━━━━━ Material for the task ━━━━━

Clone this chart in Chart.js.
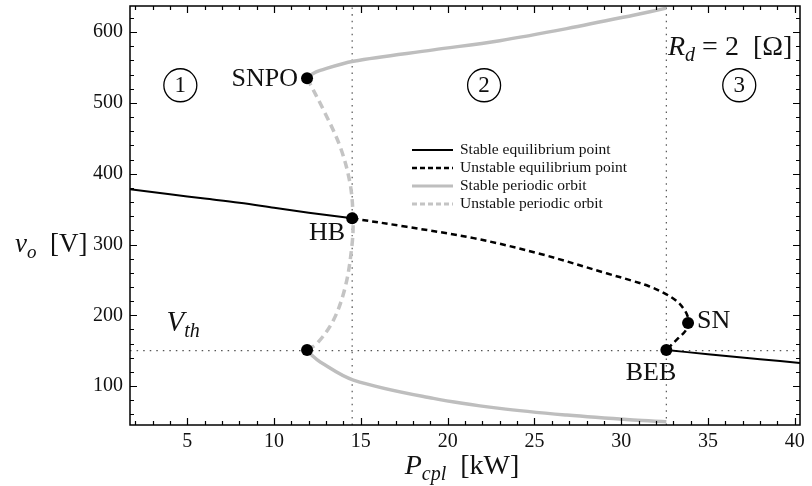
<!DOCTYPE html>
<html>
<head>
<meta charset="utf-8">
<script src="https://cdn.jsdelivr.net/npm/chart.js@4.4.1/dist/chart.umd.min.js"></script>
<style>
  html, body { margin: 0; padding: 0; background: #fff; }
  canvas { display: block; }
</style>
</head>
<body>
<canvas id="bif" width="812" height="486"></canvas>
<script>
// axis ranges and ticks
const xMin = 1.7, xMax = 40.3;
const yMin = 45, yMax = 637;
const xTicks = [5, 10, 15, 20, 25, 30, 35, 40];
const yTicks = [100, 200, 300, 400, 500, 600];

// stable equilibrium point (left and right branches)
const stableEqLeftP = [1.7, 4, 6, 8, 10, 12, 14.5];
const stableEqLeftV = [378, 371, 365, 359, 352, 345, 337];
const stableEqRightP = [32.6, 35, 38, 40.3];
const stableEqRightV = [151, 145, 138, 132.5];

// unstable equilibrium point
const unstableEqP = [14.5, 17.65, 21.5, 25.3, 29.2, 30.6, 31.6, 32.5, 33.2, 33.6, 33.82, 33.86, 33.7, 33.3, 32.6];
const unstableEqV = [337, 325, 309, 287, 259, 249, 241, 231, 220, 209, 199, 189, 178, 168, 151];

// stable periodic orbit (max / min of the orbit)
const stablePoUpperP = [11.9, 12.2, 12.66, 14.57, 19.18, 23.0, 26.86, 30.7, 32.6];
const stablePoUpperV = [535, 541, 546, 559, 575, 588, 605, 624, 634];
const stablePoLowerP = [11.9, 12.2, 12.66, 14.57, 19.18, 23.0, 26.86, 30.7, 32.6];
const stablePoLowerV = [151, 143, 134, 108.5, 82.6, 68.5, 59, 52, 49.6];

// unstable periodic orbit
const unstablePoP = [11.9, 12.85, 13.81, 14.38, 14.55, 14.48, 14.1, 13.42, 12.47, 11.9];
const unstablePoV = [535, 490, 438, 386, 337, 297, 240, 193, 160, 151];

// bifurcation points: SNPO, HB, lower SNPO, SN, BEB
const bifNames = ['SNPO', 'HB', '', 'SN', 'BEB'];
const bifP = [11.9, 14.5, 11.9, 33.85, 32.6];
const bifV = [535, 337, 151, 189, 151];

// reference lines
const hbP = 14.5, bebP = 32.6, vTh = 150;

// regions
const regionNames = ['1', '2', '3'];
const regionP = [4.6, 22.1, 36.8];
const regionV = [525, 525, 525];

const pts = (xs, ys) => xs.map((x, i) => ({ x, y: ys[i] }));
const serif = '"Liberation Serif", "DejaVu Serif", serif';
const ink = '#111';
const grayLine = '#bebebe';

const line = (label, xs, ys, color, width, dash, legend) => ({
  label, legend, data: pts(xs, ys), borderColor: color, borderWidth: width,
  borderDash: dash || [], pointRadius: 0, fill: false, tension: 0.35, showLine: true
});

const datasets = [
  { label: 'points', data: pts(bifP, bifV), showLine: false, pointRadius: 6,
    backgroundColor: '#000', borderWidth: 0, pointHoverRadius: 6 },
  line('Stable equilibrium point', stableEqLeftP, stableEqLeftV, '#000', 2, null, true),
  line('Stable equilibrium point', stableEqRightP, stableEqRightV, '#000', 2, null, false),
  line('Unstable equilibrium point', unstableEqP, unstableEqV, '#000', 2.5, [6, 4], true),
  line('Stable periodic orbit', stablePoUpperP, stablePoUpperV, grayLine, 3.5, null, true),
  line('Stable periodic orbit', stablePoLowerP, stablePoLowerV, grayLine, 3.5, null, false),
  line('Unstable periodic orbit', unstablePoP, unstablePoV, '#c4c4c4', 3.5, [8, 5], true),
  line('HB line', [hbP, hbP], [yMin, yMax], '#555', 1.2, [1.5, 5], false),
  line('BEB line', [bebP, bebP], [yMin, yMax], '#555', 1.2, [1.5, 5], false),
  line('Vth line', [xMin, xMax], [vTh, vTh], '#555', 1.2, [1.5, 5], false)
];

// text with italic / subscript pieces; parts: [text, style] with style 'r', 'i', 'si'
function drawRich(ctx, parts, x, y, size, align) {
  const fontFor = s => (s === 'r' ? '' : 'italic ') + Math.round(s === 'si' ? size * 0.7 : size) + 'px ' + serif;
  const widths = parts.map(([t, s]) => { ctx.font = fontFor(s); return ctx.measureText(t).width; });
  const total = widths.reduce((a, b) => a + b, 0);
  let cx = align === 'right' ? x - total : align === 'center' ? x - total / 2 : x;
  ctx.textAlign = 'left';
  ctx.textBaseline = 'alphabetic';
  parts.forEach(([t, s], i) => {
    ctx.font = fontFor(s);
    ctx.fillText(t, cx, s === 'si' ? y + size * 0.22 : y);
    cx += widths[i];
  });
}

const decor = {
  id: 'decor',
  afterDatasetsDraw(chart) {
    const { ctx, chartArea: a, scales: { x, y } } = chart;
    ctx.save();
    ctx.fillStyle = ink;
    ctx.strokeStyle = '#000';

    // frame
    ctx.lineWidth = 1.5;
    ctx.strokeRect(a.left, a.top, a.right - a.left, a.bottom - a.top);

    // inward ticks on all sides
    ctx.lineWidth = 1.2;
    ctx.beginPath();
    for (let v = Math.ceil(xMin); v <= xMax; v += 1) {
      const len = v % 5 === 0 ? 7 : 4;
      const px = Math.round(x.getPixelForValue(v)) + 0.5;
      ctx.moveTo(px, a.bottom); ctx.lineTo(px, a.bottom - len);
      ctx.moveTo(px, a.top); ctx.lineTo(px, a.top + len);
    }
    for (let v = Math.ceil(yMin / 20) * 20; v <= yMax; v += 20) {
      const len = v % 100 === 0 ? 7 : 4;
      const py = Math.round(y.getPixelForValue(v)) + 0.5;
      ctx.moveTo(a.left, py); ctx.lineTo(a.left + len, py);
      ctx.moveTo(a.right, py); ctx.lineTo(a.right - len, py);
    }
    ctx.stroke();

    // axis titles
    drawRich(ctx, [['v', 'i'], ['o', 'si'], ['  [V]', 'r']], 15, 252, 27, 'left');
    drawRich(ctx, [['P', 'i'], ['cpl', 'si'], ['  [kW]', 'r']], 462, 474, 28, 'center');

    // bifurcation labels
    const bx = i => x.getPixelForValue(bifP[i]);
    const by = i => y.getPixelForValue(bifV[i]);
    ctx.font = '26px ' + serif;
    ctx.textBaseline = 'middle';
    ctx.textAlign = 'right';
    ctx.fillText(bifNames[0], bx(0) - 9, by(0) + 1);
    ctx.fillText(bifNames[1], bx(1) - 7, by(1) + 15);
    ctx.textAlign = 'left';
    ctx.fillText(bifNames[3], bx(3) + 9, by(3) - 2);
    ctx.textAlign = 'right';
    ctx.fillText(bifNames[4], bx(4) + 10, by(4) + 23);

    // V_th and R_d
    drawRich(ctx, [['V', 'i'], ['th', 'si']], x.getPixelForValue(3.8), y.getPixelForValue(vTh) - 20, 29, 'left');
    drawRich(ctx, [['R', 'i'], ['d', 'si'], [' = 2  [\u03a9]', 'r']], 668, 55, 28, 'left');

    // region markers
    ctx.lineWidth = 1.3;
    regionNames.forEach((n, i) => {
      const cx = x.getPixelForValue(regionP[i]);
      const cy = y.getPixelForValue(regionV[i]);
      ctx.beginPath();
      ctx.arc(cx, cy, 16.5, 0, Math.PI * 2);
      ctx.stroke();
      ctx.font = '23px ' + serif;
      ctx.textAlign = 'center';
      ctx.textBaseline = 'middle';
      ctx.fillText(n, cx, cy + 1);
    });

    // legend
    const lx = 412, ly = 150, step = 18, lw = 41;
    let row = 0;
    chart.data.datasets.forEach(ds => {
      if (!ds.legend) return;
      const yy = ly + row * step;
      ctx.beginPath();
      ctx.strokeStyle = ds.borderColor;
      ctx.lineWidth = Math.min(ds.borderWidth, 3);
      ctx.setLineDash(ds.borderDash.length ? [5, 3] : []);
      ctx.moveTo(lx, yy); ctx.lineTo(lx + lw, yy);
      ctx.stroke();
      ctx.setLineDash([]);
      ctx.font = '15.5px ' + serif;
      ctx.textAlign = 'left';
      ctx.textBaseline = 'middle';
      ctx.fillStyle = ink;
      ctx.fillText(ds.label, lx + lw + 7, yy);
      row++;
    });
    ctx.restore();
  }
};

new Chart(document.getElementById('bif').getContext('2d'), {
  type: 'line',
  data: { datasets },
  options: {
    responsive: false,
    animation: false,
    events: [],
    layout: { padding: { left: 0, right: 12, top: 6, bottom: 0 } },
    plugins: { legend: { display: false }, tooltip: { enabled: false } },
    scales: {
      x: {
        type: 'linear', min: xMin, max: xMax,
        grid: { display: false, drawTicks: false }, border: { display: false },
        afterBuildTicks: s => { s.ticks = xTicks.map(value => ({ value })); },
        afterFit: s => { s.height = 61; s.paddingLeft = 0; s.paddingRight = 0; },
        ticks: { color: ink, padding: 5, maxRotation: 0, font: { family: serif, size: 20 } }
      },
      y: {
        type: 'linear', min: yMin, max: yMax,
        grid: { display: false, drawTicks: false }, border: { display: false },
        afterBuildTicks: s => { s.ticks = yTicks.map(value => ({ value })); },
        afterFit: s => { s.width = 130; s.paddingTop = 0; s.paddingBottom = 0; },
        ticks: { color: ink, padding: 7, font: { family: serif, size: 20 } }
      }
    }
  },
  plugins: [decor]
});
</script>
</body>
</html>
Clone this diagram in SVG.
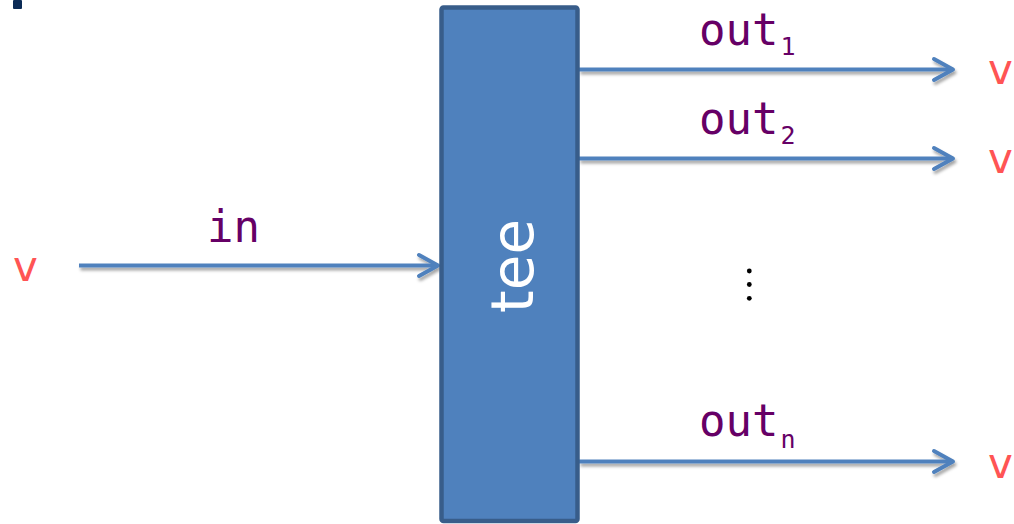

━━━━━

*What you are asked to do*: Each line from the top of the material through the line containing "178, 168, 151];" should be reproduced exactly; please drop any images.

*Written answer*:
Clone this chart in Chart.js.
<!DOCTYPE html>
<html>
<head>
<meta charset="utf-8">
<script src="https://cdn.jsdelivr.net/npm/chart.js@4.4.1/dist/chart.umd.min.js"></script>
<style>
  html, body { margin: 0; padding: 0; background: #fff; }
  canvas { display: block; }
</style>
</head>
<body>
<canvas id="bif" width="812" height="486"></canvas>
<script>
// axis ranges and ticks
const xMin = 1.7, xMax = 40.3;
const yMin = 45, yMax = 637;
const xTicks = [5, 10, 15, 20, 25, 30, 35, 40];
const yTicks = [100, 200, 300, 400, 500, 600];

// stable equilibrium point (left and right branches)
const stableEqLeftP = [1.7, 4, 6, 8, 10, 12, 14.5];
const stableEqLeftV = [378, 371, 365, 359, 352, 345, 337];
const stableEqRightP = [32.6, 35, 38, 40.3];
const stableEqRightV = [151, 145, 138, 132.5];

// unstable equilibrium point
const unstableEqP = [14.5, 17.65, 21.5, 25.3, 29.2, 30.6, 31.6, 32.5, 33.2, 33.6, 33.82, 33.86, 33.7, 33.3, 32.6];
const unstableEqV = [337, 325, 309, 287, 259, 249, 241, 231, 220, 209, 199, 189, 178, 168, 151];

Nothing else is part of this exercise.